_Task objective_
Scan the records and identify every line in which the string "source" occurs, then return those lines.

_Material for the task_
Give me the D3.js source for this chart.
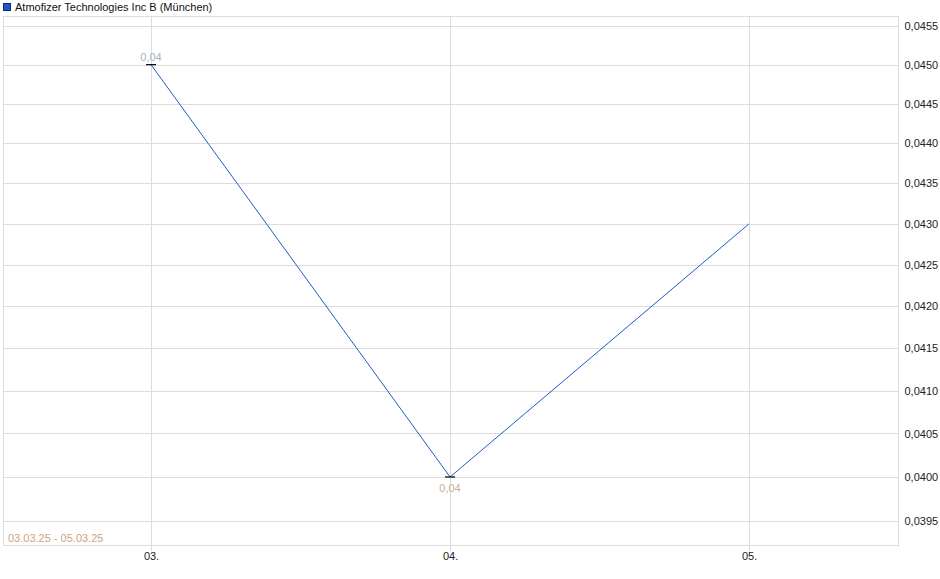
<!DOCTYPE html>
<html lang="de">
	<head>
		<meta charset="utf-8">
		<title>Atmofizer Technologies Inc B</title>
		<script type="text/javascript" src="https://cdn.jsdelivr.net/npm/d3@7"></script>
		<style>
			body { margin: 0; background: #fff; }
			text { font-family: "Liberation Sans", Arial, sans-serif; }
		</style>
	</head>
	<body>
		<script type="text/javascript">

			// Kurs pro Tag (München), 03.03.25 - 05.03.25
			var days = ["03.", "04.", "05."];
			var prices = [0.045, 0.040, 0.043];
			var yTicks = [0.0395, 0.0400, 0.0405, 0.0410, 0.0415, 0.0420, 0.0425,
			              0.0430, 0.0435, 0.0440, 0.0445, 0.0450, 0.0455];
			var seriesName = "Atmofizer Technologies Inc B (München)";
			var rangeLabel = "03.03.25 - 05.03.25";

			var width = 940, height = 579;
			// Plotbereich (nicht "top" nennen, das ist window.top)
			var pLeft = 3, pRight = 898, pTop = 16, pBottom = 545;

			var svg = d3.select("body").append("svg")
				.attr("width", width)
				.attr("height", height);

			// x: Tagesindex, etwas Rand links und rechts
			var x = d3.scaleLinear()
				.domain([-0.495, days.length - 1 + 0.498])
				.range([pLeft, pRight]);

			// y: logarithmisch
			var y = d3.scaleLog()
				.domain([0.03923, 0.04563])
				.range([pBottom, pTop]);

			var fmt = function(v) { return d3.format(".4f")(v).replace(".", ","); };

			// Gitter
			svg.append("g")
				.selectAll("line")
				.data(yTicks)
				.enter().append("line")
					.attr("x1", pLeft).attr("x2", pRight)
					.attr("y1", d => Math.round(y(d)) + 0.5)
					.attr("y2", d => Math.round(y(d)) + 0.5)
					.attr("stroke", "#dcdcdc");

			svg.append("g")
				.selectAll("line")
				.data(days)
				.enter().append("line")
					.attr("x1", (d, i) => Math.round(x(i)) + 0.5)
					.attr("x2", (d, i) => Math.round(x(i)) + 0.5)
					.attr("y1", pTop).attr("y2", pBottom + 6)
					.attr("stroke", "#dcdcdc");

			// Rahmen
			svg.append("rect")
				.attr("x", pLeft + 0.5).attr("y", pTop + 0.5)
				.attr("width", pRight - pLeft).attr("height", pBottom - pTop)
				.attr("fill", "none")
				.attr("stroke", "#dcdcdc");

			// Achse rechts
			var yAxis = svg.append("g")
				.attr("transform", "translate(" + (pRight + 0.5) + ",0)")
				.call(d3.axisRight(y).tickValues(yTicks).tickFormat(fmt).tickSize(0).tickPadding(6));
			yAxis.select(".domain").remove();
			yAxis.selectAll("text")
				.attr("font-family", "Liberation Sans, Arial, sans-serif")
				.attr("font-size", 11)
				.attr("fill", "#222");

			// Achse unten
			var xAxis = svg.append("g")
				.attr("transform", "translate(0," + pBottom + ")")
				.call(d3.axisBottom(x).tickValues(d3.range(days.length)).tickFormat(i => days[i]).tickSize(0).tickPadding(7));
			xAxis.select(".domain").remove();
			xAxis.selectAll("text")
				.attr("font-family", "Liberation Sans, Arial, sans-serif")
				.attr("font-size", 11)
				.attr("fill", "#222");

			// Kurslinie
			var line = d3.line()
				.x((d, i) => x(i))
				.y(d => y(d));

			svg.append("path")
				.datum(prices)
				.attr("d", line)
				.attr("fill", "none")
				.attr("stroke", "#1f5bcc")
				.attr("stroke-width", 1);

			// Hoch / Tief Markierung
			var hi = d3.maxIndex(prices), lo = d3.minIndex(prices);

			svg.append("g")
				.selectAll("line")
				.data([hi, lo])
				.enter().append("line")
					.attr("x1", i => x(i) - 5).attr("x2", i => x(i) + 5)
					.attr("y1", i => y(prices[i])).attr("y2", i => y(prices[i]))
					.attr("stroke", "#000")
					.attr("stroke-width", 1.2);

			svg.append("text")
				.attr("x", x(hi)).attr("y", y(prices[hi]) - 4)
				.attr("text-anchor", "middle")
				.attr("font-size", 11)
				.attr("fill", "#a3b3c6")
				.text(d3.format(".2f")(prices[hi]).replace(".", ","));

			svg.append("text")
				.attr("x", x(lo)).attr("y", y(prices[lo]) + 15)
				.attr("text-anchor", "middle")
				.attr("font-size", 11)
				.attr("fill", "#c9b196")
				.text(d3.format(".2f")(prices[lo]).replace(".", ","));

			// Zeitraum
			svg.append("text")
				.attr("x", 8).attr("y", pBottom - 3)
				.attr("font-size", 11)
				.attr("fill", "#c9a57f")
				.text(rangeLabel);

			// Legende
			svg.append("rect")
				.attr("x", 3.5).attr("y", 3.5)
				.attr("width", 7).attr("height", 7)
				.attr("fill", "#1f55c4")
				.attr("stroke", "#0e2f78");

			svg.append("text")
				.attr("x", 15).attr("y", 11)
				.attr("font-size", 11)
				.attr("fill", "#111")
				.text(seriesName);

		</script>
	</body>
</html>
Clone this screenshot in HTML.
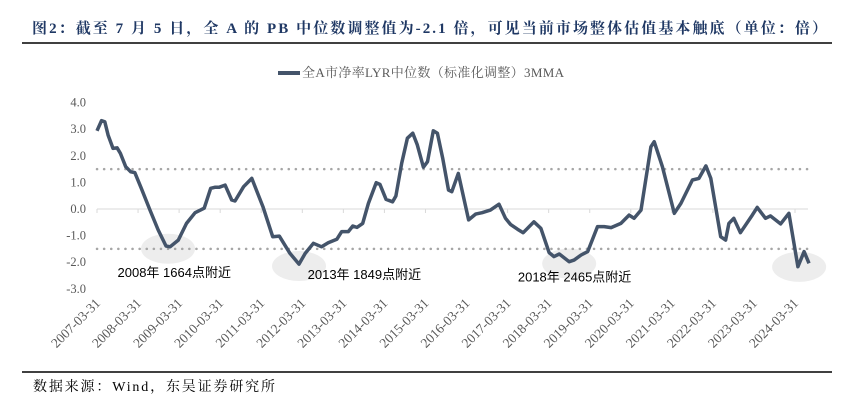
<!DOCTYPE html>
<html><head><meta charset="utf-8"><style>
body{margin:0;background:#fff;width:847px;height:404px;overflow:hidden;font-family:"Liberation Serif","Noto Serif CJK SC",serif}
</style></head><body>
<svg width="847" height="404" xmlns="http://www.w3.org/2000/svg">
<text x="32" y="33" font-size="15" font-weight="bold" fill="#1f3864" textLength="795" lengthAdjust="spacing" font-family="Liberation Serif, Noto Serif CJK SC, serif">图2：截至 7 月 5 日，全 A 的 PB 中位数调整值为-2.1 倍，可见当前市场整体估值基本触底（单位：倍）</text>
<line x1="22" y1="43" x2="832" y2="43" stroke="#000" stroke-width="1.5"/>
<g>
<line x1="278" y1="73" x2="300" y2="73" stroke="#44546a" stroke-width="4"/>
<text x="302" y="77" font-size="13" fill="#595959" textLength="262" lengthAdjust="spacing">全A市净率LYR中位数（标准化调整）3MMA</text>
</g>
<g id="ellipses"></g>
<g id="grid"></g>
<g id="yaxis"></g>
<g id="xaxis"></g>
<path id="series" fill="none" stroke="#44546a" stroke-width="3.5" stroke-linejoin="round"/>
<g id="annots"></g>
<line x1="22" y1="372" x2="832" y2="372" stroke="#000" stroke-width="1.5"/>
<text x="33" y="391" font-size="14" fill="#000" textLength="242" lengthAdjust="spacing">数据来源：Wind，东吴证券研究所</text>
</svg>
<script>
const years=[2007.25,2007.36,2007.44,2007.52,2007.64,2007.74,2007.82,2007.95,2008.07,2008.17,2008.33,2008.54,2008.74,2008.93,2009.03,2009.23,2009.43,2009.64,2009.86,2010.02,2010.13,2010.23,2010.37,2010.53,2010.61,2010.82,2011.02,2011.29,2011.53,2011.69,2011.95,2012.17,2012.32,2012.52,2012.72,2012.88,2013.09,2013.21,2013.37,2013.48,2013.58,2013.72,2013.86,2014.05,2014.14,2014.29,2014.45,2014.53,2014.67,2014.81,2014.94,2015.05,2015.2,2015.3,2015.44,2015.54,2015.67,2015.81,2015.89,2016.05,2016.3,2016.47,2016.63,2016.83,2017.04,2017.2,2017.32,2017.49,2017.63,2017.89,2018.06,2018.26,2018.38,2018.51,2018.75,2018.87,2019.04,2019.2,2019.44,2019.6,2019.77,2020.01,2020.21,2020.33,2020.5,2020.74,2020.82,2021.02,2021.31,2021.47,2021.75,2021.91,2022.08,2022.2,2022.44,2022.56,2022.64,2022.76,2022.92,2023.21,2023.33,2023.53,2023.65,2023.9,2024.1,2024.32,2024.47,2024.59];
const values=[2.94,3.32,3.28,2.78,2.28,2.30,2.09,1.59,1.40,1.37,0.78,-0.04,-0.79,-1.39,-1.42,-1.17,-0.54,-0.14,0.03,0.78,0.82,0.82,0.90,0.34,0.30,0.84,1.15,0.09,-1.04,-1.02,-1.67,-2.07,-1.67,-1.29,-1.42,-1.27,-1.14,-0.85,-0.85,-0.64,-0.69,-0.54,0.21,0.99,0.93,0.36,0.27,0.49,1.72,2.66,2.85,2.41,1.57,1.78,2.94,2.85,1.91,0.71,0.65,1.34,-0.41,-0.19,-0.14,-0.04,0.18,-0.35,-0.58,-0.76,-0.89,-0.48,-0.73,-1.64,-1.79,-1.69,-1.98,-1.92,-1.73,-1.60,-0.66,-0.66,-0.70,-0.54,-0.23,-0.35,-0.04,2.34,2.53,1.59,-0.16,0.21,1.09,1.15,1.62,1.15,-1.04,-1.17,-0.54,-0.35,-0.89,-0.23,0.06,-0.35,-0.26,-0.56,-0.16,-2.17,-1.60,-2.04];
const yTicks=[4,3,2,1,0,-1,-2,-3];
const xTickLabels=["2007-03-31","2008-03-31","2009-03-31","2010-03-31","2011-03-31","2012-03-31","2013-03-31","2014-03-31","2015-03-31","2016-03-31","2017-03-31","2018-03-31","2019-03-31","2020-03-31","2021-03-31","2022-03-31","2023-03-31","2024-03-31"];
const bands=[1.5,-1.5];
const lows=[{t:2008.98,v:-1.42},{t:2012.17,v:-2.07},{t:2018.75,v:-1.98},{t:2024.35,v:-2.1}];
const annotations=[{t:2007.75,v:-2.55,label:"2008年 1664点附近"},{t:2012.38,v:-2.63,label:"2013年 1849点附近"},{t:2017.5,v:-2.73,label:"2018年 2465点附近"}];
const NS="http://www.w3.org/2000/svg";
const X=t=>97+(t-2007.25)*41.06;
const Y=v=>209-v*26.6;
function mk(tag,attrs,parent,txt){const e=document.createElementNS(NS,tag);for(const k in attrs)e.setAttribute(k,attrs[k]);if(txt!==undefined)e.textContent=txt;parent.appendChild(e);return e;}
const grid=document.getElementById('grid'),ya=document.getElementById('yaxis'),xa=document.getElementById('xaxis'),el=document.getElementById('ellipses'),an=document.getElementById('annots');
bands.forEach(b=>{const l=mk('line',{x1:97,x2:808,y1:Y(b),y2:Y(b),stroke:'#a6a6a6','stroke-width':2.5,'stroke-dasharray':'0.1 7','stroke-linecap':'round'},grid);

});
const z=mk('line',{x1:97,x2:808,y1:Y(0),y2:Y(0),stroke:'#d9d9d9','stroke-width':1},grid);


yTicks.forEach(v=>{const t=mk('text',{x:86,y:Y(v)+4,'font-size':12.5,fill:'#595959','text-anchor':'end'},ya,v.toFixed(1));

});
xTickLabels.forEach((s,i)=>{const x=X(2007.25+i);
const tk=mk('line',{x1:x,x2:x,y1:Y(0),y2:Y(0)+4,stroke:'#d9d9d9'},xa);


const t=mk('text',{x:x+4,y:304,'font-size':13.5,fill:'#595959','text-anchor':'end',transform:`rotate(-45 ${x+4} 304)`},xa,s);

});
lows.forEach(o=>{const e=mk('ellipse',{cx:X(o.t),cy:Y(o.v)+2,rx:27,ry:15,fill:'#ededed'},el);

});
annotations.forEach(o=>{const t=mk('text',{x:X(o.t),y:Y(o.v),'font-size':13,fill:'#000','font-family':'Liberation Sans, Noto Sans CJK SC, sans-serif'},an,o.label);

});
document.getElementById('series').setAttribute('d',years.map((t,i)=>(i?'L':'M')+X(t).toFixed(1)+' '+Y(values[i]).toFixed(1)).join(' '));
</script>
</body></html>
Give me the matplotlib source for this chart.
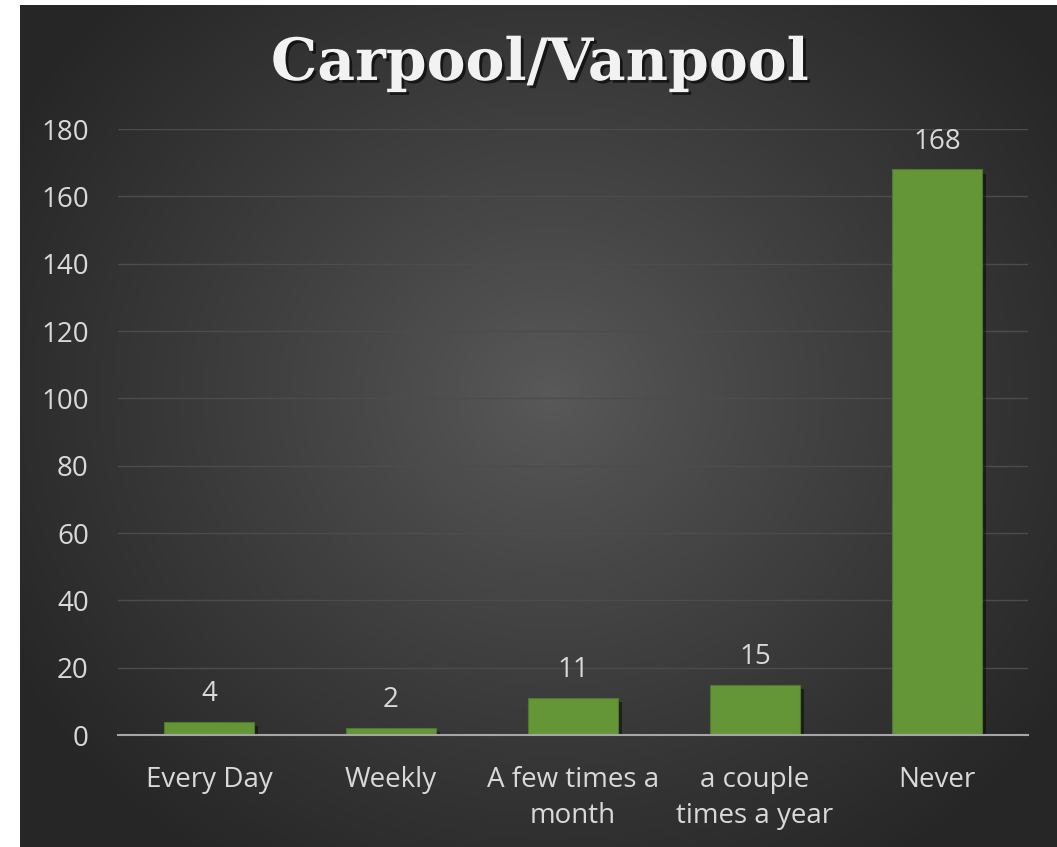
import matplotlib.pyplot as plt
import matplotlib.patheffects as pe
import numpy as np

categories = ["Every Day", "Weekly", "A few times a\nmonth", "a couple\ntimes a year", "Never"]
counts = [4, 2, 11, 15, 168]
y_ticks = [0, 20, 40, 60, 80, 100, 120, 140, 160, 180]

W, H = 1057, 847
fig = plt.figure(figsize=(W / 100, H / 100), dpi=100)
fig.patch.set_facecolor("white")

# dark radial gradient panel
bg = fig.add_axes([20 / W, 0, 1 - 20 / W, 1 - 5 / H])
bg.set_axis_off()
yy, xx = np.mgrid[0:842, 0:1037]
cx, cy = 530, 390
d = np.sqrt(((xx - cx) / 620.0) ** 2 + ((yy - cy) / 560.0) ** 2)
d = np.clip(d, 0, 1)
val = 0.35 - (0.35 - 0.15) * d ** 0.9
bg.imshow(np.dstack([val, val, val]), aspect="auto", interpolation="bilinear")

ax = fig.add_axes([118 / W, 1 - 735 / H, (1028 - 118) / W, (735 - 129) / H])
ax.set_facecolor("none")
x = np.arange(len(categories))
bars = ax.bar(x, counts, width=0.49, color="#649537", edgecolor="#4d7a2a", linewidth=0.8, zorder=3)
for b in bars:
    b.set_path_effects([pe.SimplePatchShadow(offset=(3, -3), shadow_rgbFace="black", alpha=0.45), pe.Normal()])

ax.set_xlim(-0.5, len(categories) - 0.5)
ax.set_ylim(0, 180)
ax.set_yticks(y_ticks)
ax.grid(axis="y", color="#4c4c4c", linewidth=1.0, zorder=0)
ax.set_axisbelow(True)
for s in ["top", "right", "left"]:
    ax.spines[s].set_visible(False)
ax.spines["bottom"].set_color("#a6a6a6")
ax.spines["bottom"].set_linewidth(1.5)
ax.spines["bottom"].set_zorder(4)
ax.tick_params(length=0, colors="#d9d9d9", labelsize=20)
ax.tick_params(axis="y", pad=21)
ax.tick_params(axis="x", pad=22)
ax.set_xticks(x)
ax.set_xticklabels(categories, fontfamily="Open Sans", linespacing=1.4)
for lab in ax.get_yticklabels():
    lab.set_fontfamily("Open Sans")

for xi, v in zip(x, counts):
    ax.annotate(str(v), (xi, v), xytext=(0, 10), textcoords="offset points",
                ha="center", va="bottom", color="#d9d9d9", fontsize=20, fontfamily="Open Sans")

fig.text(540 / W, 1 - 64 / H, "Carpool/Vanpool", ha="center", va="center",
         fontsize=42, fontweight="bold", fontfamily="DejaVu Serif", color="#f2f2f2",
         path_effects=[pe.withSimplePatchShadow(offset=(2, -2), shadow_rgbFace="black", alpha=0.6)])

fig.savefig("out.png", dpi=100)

_Solution_
Give me the D3.js source for this chart.
Give me the matplotlib source for this chart.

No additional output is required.